A Young Liberal Feminist’s Post-election Message to Her Peers
I stopped checking after 9:00 pm. It was around 5:00 pm, however, when I knew. A sense of foreboding had crept over me. When I finally woke up the following morning, I had no expectation of being surprised. I did not feel disappointed, but rather, empty. Something about the results seemed all too inevitable.
Nothing felt real. Donald Trump was just elected president. My mind had been frantically flitting about for months, imagining the apocalyptic scenarios that would ensue if Trump won the presidency. I asked myself, What will become of abortion? What about transgender rights? Who will care about our climate? Will gun laws ever pass? At the same time, I nourished a gentle hope, telling myself that she had a chance. I even fed myself a fantasy of my unbreakable resilience if he became president again, telling myself that I would fight back.
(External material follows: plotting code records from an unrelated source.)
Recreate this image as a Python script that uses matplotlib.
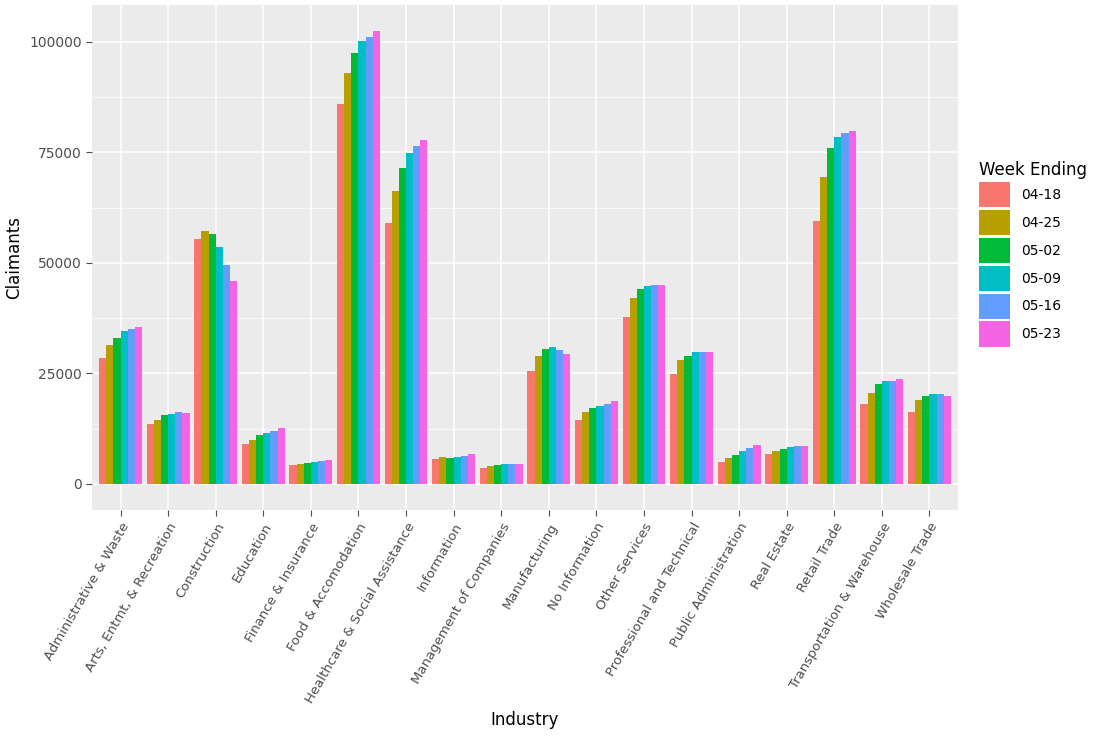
import matplotlib
matplotlib.use("Agg")
import matplotlib.pyplot as plt
import numpy as np

industries = ["Administrative & Waste","Arts, Entmt, & Recreation","Construction","Education",
 "Finance & Insurance","Food & Accomodation","Healthcare & Social Assistance","Information",
 "Management of Companies","Manufacturing","No Information","Other Services",
 "Professional and Technical","Public Administration","Real Estate","Retail Trade",
 "Transportation & Warehouse","Wholesale Trade"]
weeks = ["04-18","04-25","05-02","05-09","05-16","05-23"]
w0418 = [28500,13500,55500,9000,4200,86000,59000,5600,3500,25500,14500,37800,24800,5000,6800,59500,18000,16200]
w0425 = [31500,14500,57300,10000,4500,93000,66300,6000,4000,29000,16300,42000,28000,5800,7500,69500,20500,19000]
w0502 = [33000,15500,56500,11000,4800,97500,71500,5800,4300,30500,17200,44000,29000,6500,8000,76000,22700,20000]
w0509 = [34500,15800,53500,11500,5000,100200,74800,6100,4400,31000,17700,44700,29800,7400,8300,78500,23300,20300]
w0516 = [35000,16200,49500,12000,5100,101200,76500,6400,4400,30300,18000,45000,29900,8200,8500,79500,23300,20300]
w0523 = [35500,16000,45800,12700,5300,102500,77700,6800,4400,29500,18700,45100,29900,8900,8600,79800,23800,20000]
series = [w0418,w0425,w0502,w0509,w0516,w0523]
colors = ["#F8766D","#B79F00","#00BA38","#00BFC4","#619CFF","#F564E3"]

fig = plt.figure(figsize=(11.06,7.48), dpi=100)
ax = fig.add_axes([92/1106, 1-510/748, (958-92)/1106, (510-5)/748])
ax.set_facecolor("#EBEBEB")
x = np.arange(len(industries))
bw = 0.9/6
for i,(s,c) in enumerate(zip(series,colors)):
    ax.bar(x - 0.45 + bw*(i+0.5), s, width=bw, color=c, label=weeks[i], zorder=3)
ax.set_xlim(-0.6, len(industries)-0.4)
ax.set_ylim(-5900, 108350)
ax.set_yticks([0,25000,50000,75000,100000])
ax.set_yticks([12500,37500,62500,87500], minor=True)
ax.set_xticks(x)
ax.set_xticklabels(industries, rotation=60, ha="right", rotation_mode="anchor", fontsize=9.5, color="#4D4D4D")
ax.tick_params(axis="y", labelsize=10, colors="#4D4D4D", length=4)
ax.tick_params(axis="y", which="minor", length=0)
ax.tick_params(axis="x", colors="#4D4D4D", length=4)
ax.grid(True, which="major", color="white", lw=1.1, zorder=0)
ax.grid(True, which="minor", axis="y", color="white", lw=0.5, zorder=0)
for sp in ax.spines.values():
    sp.set_visible(False)
ax.set_xlabel("Industry", fontsize=12)
ax.set_ylabel("Claimants", fontsize=12)
leg = ax.legend(title="Week Ending", loc="upper left", bbox_to_anchor=(1.01, 0.715), frameon=False,
                fontsize=10, title_fontsize=12, handlelength=2.2, handleheight=2.4, labelspacing=0.2, alignment="left")
fig.savefig("out.png", dpi=100)
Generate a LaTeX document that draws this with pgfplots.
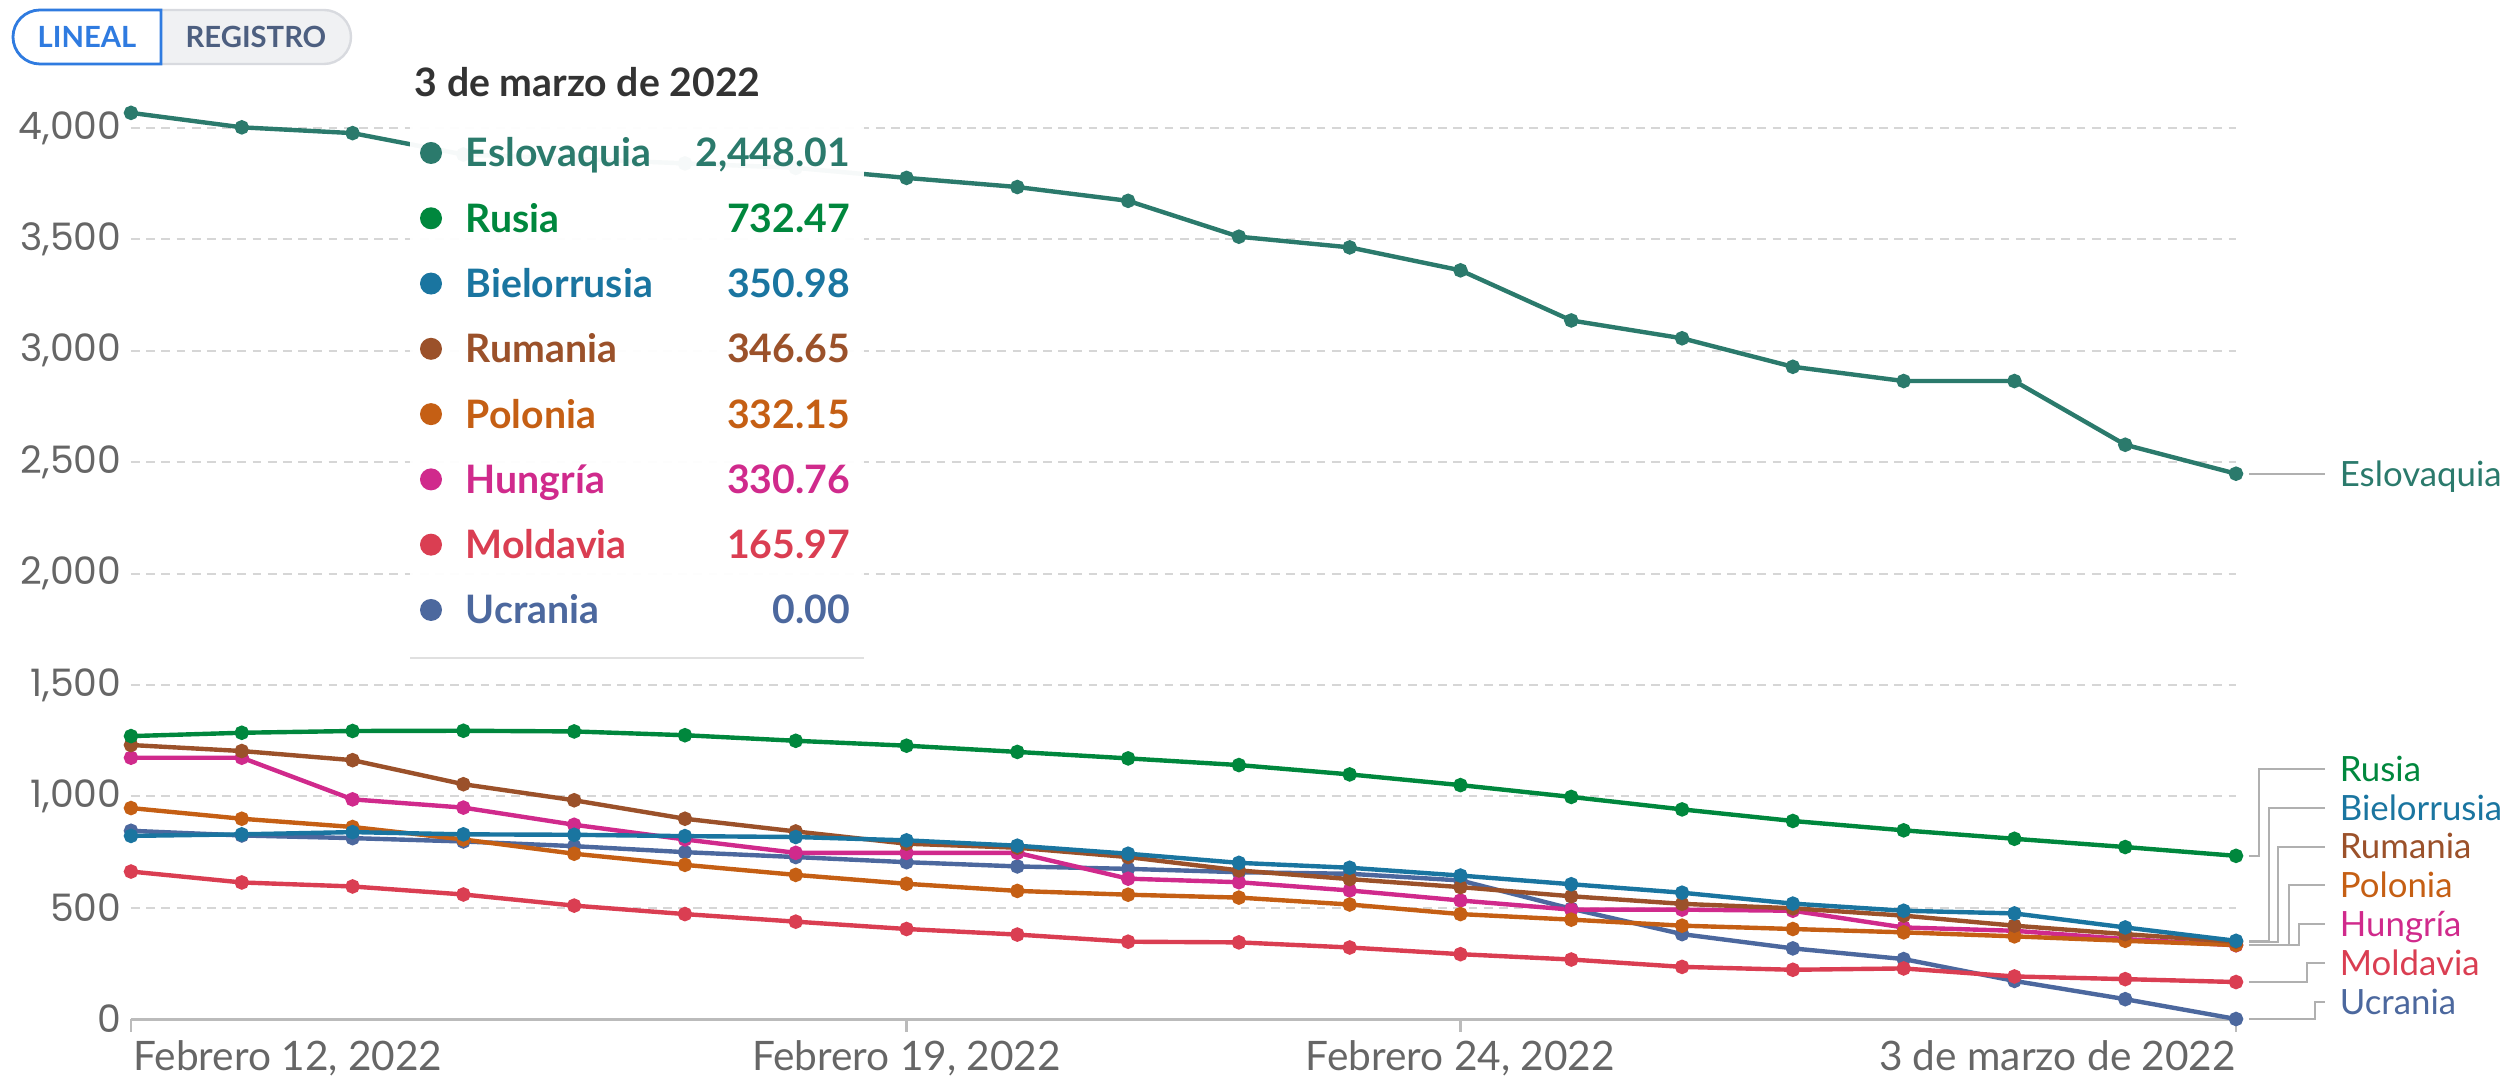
\documentclass[border=0pt]{standalone}
\usepackage{fontspec}
\setmainfont{Lato}
\newfontfamily\pop{Poppins}
\usepackage{pgfplots}
\usepackage{pgfplotstable}
\pgfplotsset{compat=1.18}

\definecolor{esl}{HTML}{2B7A6C}
\definecolor{rus}{HTML}{00873D}
\definecolor{bie}{HTML}{1A75A0}
\definecolor{rum}{HTML}{9B512A}
\definecolor{pol}{HTML}{C55F14}
\definecolor{hun}{HTML}{D02A8C}
\definecolor{mol}{HTML}{DA3E52}
\definecolor{ucr}{HTML}{4C689E}
\definecolor{tickgray}{HTML}{666666}
\definecolor{axisgray}{HTML}{BBBBBB}
\definecolor{gridgray}{HTML}{D6D6D6}
\definecolor{leadgray}{HTML}{B0B0B0}
\definecolor{linblue}{HTML}{2F7BE0}
\definecolor{regtext}{HTML}{4D5F80}
\definecolor{regfill}{HTML}{F0F1F3}
\definecolor{regborder}{HTML}{D8DADF}

% dias desde el 12 de febrero de 2022
\pgfplotstableread{
d  esl      rus     bie     rum     pol     hun     mol     ucr
0  4068     1270    822     1230    947     1173    662     845
1  4003     1285    829     1203    899     1173    613     824
2  3977     1293    839     1162    862     986     595     812
3  3881     1294    829     1054    806     949     559     797
4  3862     1291    827     982     742     872     509     776
5  3841     1274    821     899     692     806     471     749
6  3821     1249    817     842     647     746     437     727
7  3776     1227    802     787     607     746     404     704
8  3735     1199    778     769     575     746     379     685
9  3673     1170    742     727     558     630     347     674
10 3512     1140    701     667     545     614     344     659
11 3464     1098    679     628     514     577     321     652
12 3361     1050    644     592     471     532     291     622
13 3136     997     605     551     446     491     267     495
14 3056     941     567     517     419     491     234     381
15 2928     889     518     497     404     486     221     317
16 2864     847     486     464     389     411     227     269
17 2864     809     474     419     371     396     191     171
18 2578     772     411     381     351     359     179     89
19 2448.01  732.47  350.98  346.65  332.15  330.76  165.97  0
}\datos

\newcommand\lab{\fontsize{8.7}{8.7}\selectfont}
\newcommand\tip{\bfseries\fontsize{9.8}{9.8}\selectfont}

\begin{document}
\begin{tikzpicture}
\useasboundingbox (-32.75pt,-15.5pt) rectangle (593.25pt,254.75pt);
\begin{axis}[
  at={(0pt,0pt)}, anchor=south west,
  scale only axis, width=526.25pt, height=222.75pt,
  xmin=0, xmax=19, ymin=0, ymax=4000,
  clip=false,
  axis line style={draw=none},
  xtick={0,7,12,19},
  xticklabels={\rlap{\hspace{0.6pt}Febrero 12, 2022},{Febrero 19, 2022},{Febrero 24, 2022},\llap{3 de marzo de 2022}},
  xtick pos=bottom, tick align=outside, major tick length=3.2pt,
  xtick style={draw=axisgray, line width=0.6pt},
  xticklabel style={font=\fontsize{10.15}{10.15}\selectfont, text=tickgray, anchor=north, inner sep=0pt, yshift=-2pt},
  ytick={0,500,...,4000},
  yticklabels={0,500,{1,000},{1,500},{2,000},{2,500},{3,000},{3,500},{4,000}},
  ytick style={draw=none},
  yticklabel style={font=\pop\fontsize{9.45}{9.45}\selectfont, text=tickgray, anchor=east, inner sep=0pt, xshift=1pt},
  ymajorgrids,
  grid style={gridgray, line width=0.5pt, dash pattern=on 2.2pt off 1.6pt},
  every axis plot/.append style={line width=1.1pt, mark=*, mark size=1.25pt},
]
\draw[axisgray, line width=0.75pt] (axis cs:0,0) -- (axis cs:19,0);
\addplot[ucr, mark options={fill=ucr}] table[x=d, y=ucr] {\datos};
\addplot[mol, mark options={fill=mol}] table[x=d, y=mol] {\datos};
\addplot[hun, mark options={fill=hun}] table[x=d, y=hun] {\datos};
\addplot[pol, mark options={fill=pol}] table[x=d, y=pol] {\datos};
\addplot[rum, mark options={fill=rum}] table[x=d, y=rum] {\datos};
\addplot[bie, mark options={fill=bie}] table[x=d, y=bie] {\datos};
\addplot[rus, mark options={fill=rus}] table[x=d, y=rus] {\datos};
\addplot[esl, mark options={fill=esl}] table[x=d, y=esl] {\datos};

% etiquetas de la derecha
\begin{scope}[leadgray, line width=0.5pt]
\draw (axis cs:19.115,2448.01) -- (axis cs:19.80,2448.01);
\draw (axis cs:19.115,732.47) -- (axis cs:19.21,732.47) -- (axis cs:19.21,1122) -- (axis cs:19.80,1122);
\draw (axis cs:19.115,350.98) -- (axis cs:19.30,350.98) -- (axis cs:19.30,948) -- (axis cs:19.80,948);
\draw (axis cs:19.115,346.65) -- (axis cs:19.38,346.65) -- (axis cs:19.38,774) -- (axis cs:19.80,774);
\draw (axis cs:19.115,332.15) -- (axis cs:19.48,332.15) -- (axis cs:19.48,600) -- (axis cs:19.80,600);
\draw (axis cs:19.115,330.76) -- (axis cs:19.57,330.76) -- (axis cs:19.57,426) -- (axis cs:19.80,426);
\draw (axis cs:19.115,165.97) -- (axis cs:19.64,165.97) -- (axis cs:19.64,252) -- (axis cs:19.80,252);
\draw (axis cs:19.115,0) -- (axis cs:19.71,0) -- (axis cs:19.71,78) -- (axis cs:19.80,78);
\end{scope}
\begin{scope}[every node/.style={anchor=base west, inner sep=0pt, yshift=-3.1pt, font=\lab}]
\node[text=esl] at (axis cs:19.93,2448.01) {Eslovaquia};
\node[text=rus] at (axis cs:19.93,1122) {Rusia};
\node[text=bie] at (axis cs:19.93,948) {Bielorrusia};
\node[text=rum] at (axis cs:19.93,774) {Rumania};
\node[text=pol] at (axis cs:19.93,600) {Polonia};
\node[text=hun] at (axis cs:19.93,426) {Hungría};
\node[text=mol] at (axis cs:19.93,252) {Moldavia};
\node[text=ucr] at (axis cs:19.93,78) {Ucrania};
\end{scope}
\end{axis}

% botones
\draw[regborder, fill=regfill, line width=0.6pt, rounded corners=6.75pt] (-29.5pt,238.75pt) rectangle (55pt,252.25pt);
\draw[linblue, fill=white, line width=0.7pt] (7.5pt,252.25pt) [rounded corners=6.75pt] -- (-29.5pt,252.25pt) -- (-29.5pt,238.75pt) [sharp corners] -- (7.5pt,238.75pt) -- cycle;
\node[font=\bfseries\fontsize{7.3}{7.3}\selectfont, text=linblue] at (-11pt,245.5pt) {LINEAL};
\node[font=\bfseries\fontsize{7.3}{7.3}\selectfont, text=regtext] at (31.25pt,245.5pt) {REGISTRO};

% recuadro de informacion
\fill[white, fill opacity=0.96] (69.75pt,90.25pt) rectangle (183.25pt,239.75pt);
\draw[black!12, line width=0.4pt] (69.75pt,90.25pt) -- (183.25pt,90.25pt);
\node[anchor=base west, inner sep=0pt, font=\tip, text=black!80] at (70.75pt,230.5pt) {3 de marzo de 2022};
\begin{scope}[every node/.style={inner sep=0pt, font=\tip}]
\foreach \c/\n/\v [count=\k from 0] in {esl/Eslovaquia/{2,448.01}, rus/Rusia/732.47, bie/Bielorrusia/350.98, rum/Rumania/346.65, pol/Polonia/332.15, hun/Hungría/330.76, mol/Moldavia/165.97, ucr/Ucrania/0.00}{
  \pgfmathsetmacro\yy{216.5-16.32*\k}
  \fill[\c] (75pt,\yy pt) circle (2.75pt);
  \node[anchor=base west, text=\c] at (83.5pt,\yy pt-3.5pt) {\n};
  \node[anchor=base east, text=\c] at (180pt,\yy pt-3.5pt) {\v};
}
\end{scope}
\end{tikzpicture}
\end{document}
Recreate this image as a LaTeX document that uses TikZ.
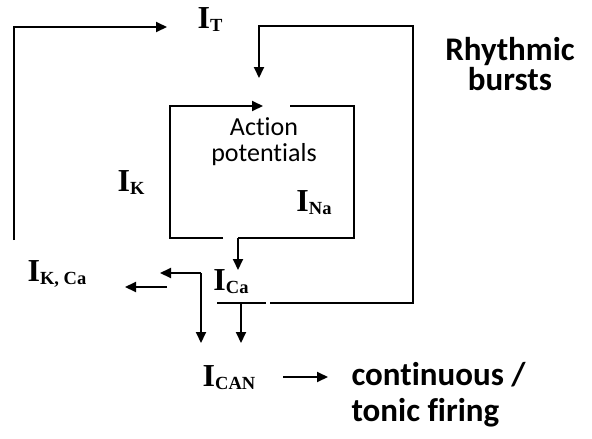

When he won, all my thoughts ceased. A crushing sense of doom shattered my optimism as my shame labeled my previous hopes as utter naivety. Yet, I did not swiftly succumb to a torrent of anxious pessimisms. Instead, I was simply unable to comprehend the reality that lay before me.
Over the next few days, I slowly returned to the frightful futures that seemed all that much closer to reality. There will be no one to check his power, I thought. There will be no one to protect our rights. With these concerns festering in my consciousness, I received the assignment to write this blog post. At first, I didn’t know where to start. But then, I understood that this is exactly what I needed.
I began a deep dive into the depths of JWA archives and stumbled upon Charlotte Charlaque. According to her encyclopedia entry, born in 1892, Charlaque “was a German-American, actress, translator, teacher, singer, dancer, violinist, and receptionist at Magnus Hirschfeld’s Institute of Sexual Science in Berlin.” She also happened to be one of the first transgender women to receive gender-affirming care—and she was Jewish. Throughout her life, she was an active participant and social servant in the multitude of thriving queer communities that she was a part of.
Despite the rise of the Nazi party, Charlaque received gender-affirming surgery in the early 1930s. In 1933, the Nazis destroyed the Institute and its vast resources for queer people. Before moving back to New York in 1942, Charlaque bounced around Europe, trying to escape the Nazis while she hid her dual queer and Jewish identities. At the same time, Charlaque continued to be an active member of the Jewish community as she tutored Jewish refugees in various languages. Charlaque also sustained correspondence with her lover, Toni Ebel, who was transgender as well.
Charlaque lived through perhaps one of the most horrific periods in world history as a Jew AND as a transgender woman, AND she survived. Though her identities subjected her to unthinkable oppression, she continued to teach, serve, and love her people as herself.
Right now, a Trump presidency seems rather distant. I continue to think about the ways in which my life—as someone who lives in a blue state in relative comfort with a lovely family—may or may not be affected. I am a woman. I am Jewish. I am queer. I fear for my own future and rights as well as the future and rights of my friends and family. Will I and all the women I know and love always have access to a safe abortion? Will my beloved cousin ever be able to receive gender affirming care? I can’t answer these questions. At this point, it is not worth the speculation. We don’t know what the next four (plus) years have in store. However, I do know that we will keep fighting and we will keep surviving. The inspirational and triumphant story of Charlotte Charlaque is enough to convince me of this.
I also know that this effort takes work. In a 1955 article, Charlaque argued that trans people have existed across history. While it is easy to be discouraged by a lack of progress and acceptance, we must remember our obligation to carry on the fight that began long before us.
I call out to you, my community of beautiful women, Jews, and queers, and I proclaim this truth: we are real and we do exist and we have been doing this for millennia. Therefore, I beg you to defend our tried and tested tradition of unapologetic survival. As hard as it can sometimes seem, we just need to keep going.
This piece was written as part of JWA’s Rising Voices Fellowship.